>> BEGIN DATA SHOWN

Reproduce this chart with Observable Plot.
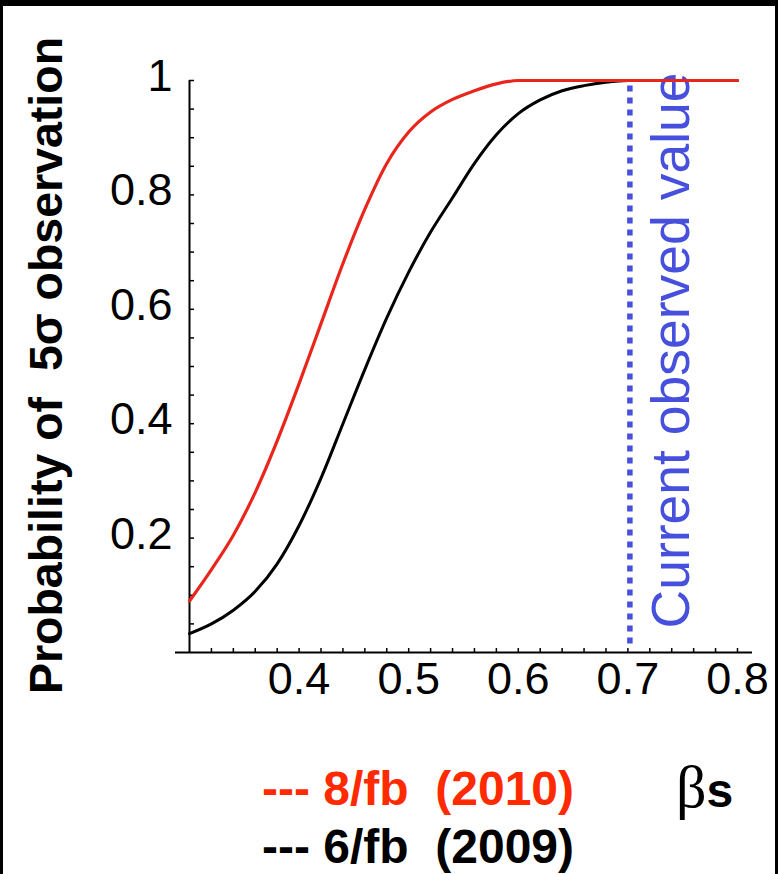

>> END DATA SHOWN
>> BEGIN DATA SHOWN

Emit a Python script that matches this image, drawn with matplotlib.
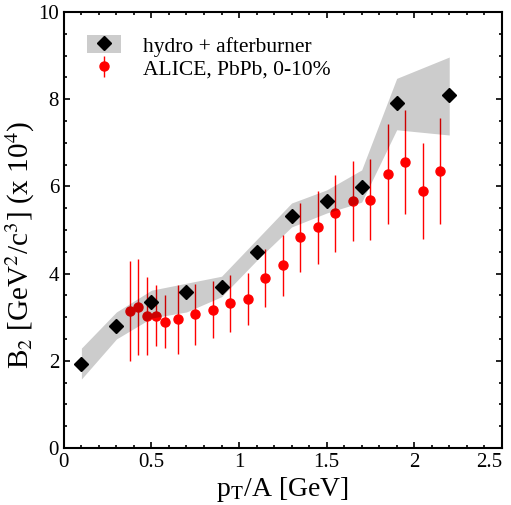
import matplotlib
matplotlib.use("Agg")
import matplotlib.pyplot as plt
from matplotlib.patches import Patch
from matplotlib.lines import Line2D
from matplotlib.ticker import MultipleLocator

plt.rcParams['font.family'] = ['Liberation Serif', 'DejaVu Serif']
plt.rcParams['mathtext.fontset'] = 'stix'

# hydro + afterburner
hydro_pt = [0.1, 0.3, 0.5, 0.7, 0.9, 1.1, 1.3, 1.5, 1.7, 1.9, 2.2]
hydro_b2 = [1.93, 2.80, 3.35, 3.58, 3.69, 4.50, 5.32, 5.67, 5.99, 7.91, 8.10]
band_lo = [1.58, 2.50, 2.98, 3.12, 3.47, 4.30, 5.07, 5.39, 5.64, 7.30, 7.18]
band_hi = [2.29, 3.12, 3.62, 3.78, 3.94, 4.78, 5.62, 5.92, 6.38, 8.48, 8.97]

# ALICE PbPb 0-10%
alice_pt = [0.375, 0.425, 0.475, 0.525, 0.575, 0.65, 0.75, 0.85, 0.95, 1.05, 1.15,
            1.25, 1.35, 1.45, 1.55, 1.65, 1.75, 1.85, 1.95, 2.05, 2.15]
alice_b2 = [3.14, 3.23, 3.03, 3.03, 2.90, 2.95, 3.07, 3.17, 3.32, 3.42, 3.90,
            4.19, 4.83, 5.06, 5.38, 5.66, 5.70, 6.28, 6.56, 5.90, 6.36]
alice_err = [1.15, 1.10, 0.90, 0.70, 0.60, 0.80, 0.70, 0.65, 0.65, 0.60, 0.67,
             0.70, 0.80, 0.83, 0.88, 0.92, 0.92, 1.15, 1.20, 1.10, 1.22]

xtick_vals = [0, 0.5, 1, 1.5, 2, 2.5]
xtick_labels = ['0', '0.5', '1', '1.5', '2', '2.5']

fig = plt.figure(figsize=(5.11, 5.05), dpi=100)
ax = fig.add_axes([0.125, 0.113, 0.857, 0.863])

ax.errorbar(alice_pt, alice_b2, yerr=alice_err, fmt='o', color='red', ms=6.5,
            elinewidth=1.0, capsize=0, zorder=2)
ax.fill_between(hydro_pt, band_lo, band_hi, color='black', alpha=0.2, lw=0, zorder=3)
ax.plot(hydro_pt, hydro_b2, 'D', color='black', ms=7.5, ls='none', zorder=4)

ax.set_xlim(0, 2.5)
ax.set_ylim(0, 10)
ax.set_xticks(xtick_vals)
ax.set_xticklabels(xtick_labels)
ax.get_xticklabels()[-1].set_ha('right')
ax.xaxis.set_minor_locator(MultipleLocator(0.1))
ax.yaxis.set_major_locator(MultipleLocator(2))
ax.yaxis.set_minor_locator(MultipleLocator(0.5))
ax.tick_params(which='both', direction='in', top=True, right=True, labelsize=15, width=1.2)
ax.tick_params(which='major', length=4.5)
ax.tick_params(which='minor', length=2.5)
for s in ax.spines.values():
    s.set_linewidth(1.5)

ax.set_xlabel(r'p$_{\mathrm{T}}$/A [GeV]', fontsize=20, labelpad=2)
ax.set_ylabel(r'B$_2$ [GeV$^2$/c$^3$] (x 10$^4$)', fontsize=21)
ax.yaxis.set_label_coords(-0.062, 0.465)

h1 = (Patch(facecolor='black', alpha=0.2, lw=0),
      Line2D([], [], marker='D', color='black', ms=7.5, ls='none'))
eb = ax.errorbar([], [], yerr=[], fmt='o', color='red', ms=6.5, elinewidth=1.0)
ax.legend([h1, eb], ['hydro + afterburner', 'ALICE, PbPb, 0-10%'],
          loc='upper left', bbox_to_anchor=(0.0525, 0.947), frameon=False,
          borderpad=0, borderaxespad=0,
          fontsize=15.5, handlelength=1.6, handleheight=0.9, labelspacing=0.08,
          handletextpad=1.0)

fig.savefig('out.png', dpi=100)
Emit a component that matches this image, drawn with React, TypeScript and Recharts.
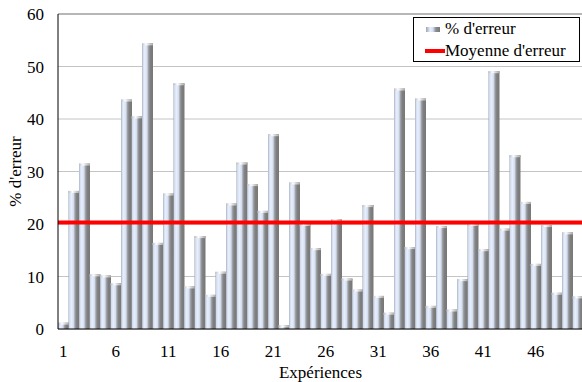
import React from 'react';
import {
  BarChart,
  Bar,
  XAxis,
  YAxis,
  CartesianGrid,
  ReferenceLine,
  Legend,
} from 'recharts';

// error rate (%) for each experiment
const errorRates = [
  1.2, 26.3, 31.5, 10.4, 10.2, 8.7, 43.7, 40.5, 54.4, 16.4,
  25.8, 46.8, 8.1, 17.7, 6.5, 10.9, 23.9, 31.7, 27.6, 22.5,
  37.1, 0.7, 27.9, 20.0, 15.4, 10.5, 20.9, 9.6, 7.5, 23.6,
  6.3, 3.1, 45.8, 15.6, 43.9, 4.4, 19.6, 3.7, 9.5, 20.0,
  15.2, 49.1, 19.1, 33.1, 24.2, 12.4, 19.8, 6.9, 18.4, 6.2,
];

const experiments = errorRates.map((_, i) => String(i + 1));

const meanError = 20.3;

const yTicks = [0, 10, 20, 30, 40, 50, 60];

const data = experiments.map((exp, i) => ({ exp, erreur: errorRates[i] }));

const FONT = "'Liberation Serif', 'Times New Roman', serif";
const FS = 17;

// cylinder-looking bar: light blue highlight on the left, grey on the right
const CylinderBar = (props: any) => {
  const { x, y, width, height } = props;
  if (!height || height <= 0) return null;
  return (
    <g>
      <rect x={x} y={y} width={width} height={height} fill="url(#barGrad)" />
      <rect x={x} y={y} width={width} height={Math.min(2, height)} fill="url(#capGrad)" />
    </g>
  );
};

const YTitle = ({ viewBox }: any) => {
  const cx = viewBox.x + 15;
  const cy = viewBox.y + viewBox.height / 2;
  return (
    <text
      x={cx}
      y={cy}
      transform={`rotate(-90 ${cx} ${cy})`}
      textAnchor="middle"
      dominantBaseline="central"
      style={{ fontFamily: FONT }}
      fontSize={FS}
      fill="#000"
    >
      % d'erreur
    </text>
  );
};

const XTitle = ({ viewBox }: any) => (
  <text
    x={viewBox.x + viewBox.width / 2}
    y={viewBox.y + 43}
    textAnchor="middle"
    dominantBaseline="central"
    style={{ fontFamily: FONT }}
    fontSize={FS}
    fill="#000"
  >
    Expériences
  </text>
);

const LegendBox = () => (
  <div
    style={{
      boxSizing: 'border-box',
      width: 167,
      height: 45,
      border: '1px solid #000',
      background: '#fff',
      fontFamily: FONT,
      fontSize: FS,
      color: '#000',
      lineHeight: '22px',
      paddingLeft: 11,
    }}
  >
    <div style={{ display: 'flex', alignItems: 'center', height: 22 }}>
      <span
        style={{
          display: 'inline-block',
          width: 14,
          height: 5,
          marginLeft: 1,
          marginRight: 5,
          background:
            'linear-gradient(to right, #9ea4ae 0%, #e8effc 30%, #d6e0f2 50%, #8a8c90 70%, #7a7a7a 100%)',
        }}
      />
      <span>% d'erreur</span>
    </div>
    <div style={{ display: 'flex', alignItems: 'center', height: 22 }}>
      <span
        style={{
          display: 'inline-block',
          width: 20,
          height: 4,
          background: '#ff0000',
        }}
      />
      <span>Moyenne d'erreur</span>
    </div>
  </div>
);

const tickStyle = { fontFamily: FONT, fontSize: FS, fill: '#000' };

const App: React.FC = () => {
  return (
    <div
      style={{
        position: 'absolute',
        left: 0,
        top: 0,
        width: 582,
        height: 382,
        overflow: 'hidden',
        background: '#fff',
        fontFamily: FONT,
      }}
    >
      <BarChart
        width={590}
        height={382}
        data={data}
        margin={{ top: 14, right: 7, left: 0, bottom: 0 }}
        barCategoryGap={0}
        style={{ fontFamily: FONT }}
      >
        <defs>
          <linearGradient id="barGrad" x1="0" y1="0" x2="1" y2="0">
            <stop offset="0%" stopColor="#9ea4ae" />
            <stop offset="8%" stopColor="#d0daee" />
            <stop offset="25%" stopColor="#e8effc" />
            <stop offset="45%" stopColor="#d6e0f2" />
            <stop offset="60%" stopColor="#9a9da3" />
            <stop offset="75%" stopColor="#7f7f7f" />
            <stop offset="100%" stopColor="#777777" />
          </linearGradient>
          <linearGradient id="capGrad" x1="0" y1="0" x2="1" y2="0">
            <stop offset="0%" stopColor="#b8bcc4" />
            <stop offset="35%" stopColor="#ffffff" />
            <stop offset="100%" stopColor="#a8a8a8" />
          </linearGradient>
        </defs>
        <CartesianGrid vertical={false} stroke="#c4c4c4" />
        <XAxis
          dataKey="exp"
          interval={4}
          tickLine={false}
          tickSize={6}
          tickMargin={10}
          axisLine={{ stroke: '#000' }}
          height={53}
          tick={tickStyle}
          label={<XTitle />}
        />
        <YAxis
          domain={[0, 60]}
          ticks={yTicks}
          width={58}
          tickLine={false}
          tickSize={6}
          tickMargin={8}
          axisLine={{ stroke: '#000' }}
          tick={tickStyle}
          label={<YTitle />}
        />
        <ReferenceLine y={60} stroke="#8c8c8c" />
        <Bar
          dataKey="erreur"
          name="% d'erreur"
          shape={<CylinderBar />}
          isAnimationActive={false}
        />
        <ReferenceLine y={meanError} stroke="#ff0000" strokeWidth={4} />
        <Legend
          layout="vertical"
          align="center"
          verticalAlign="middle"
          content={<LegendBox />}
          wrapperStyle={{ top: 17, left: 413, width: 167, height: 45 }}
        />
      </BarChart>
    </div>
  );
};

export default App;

>> END DATA SHOWN

**TASK DESCRIPTION**
In the entries above, find each line with the string "this" and copy it.

**EXERCISE OUTPUT**
Reproduce this chart with Observable Plot.
Emit a Python script that matches this image, drawn with matplotlib.
Emit a component that matches this image, drawn with React, TypeScript and Recharts.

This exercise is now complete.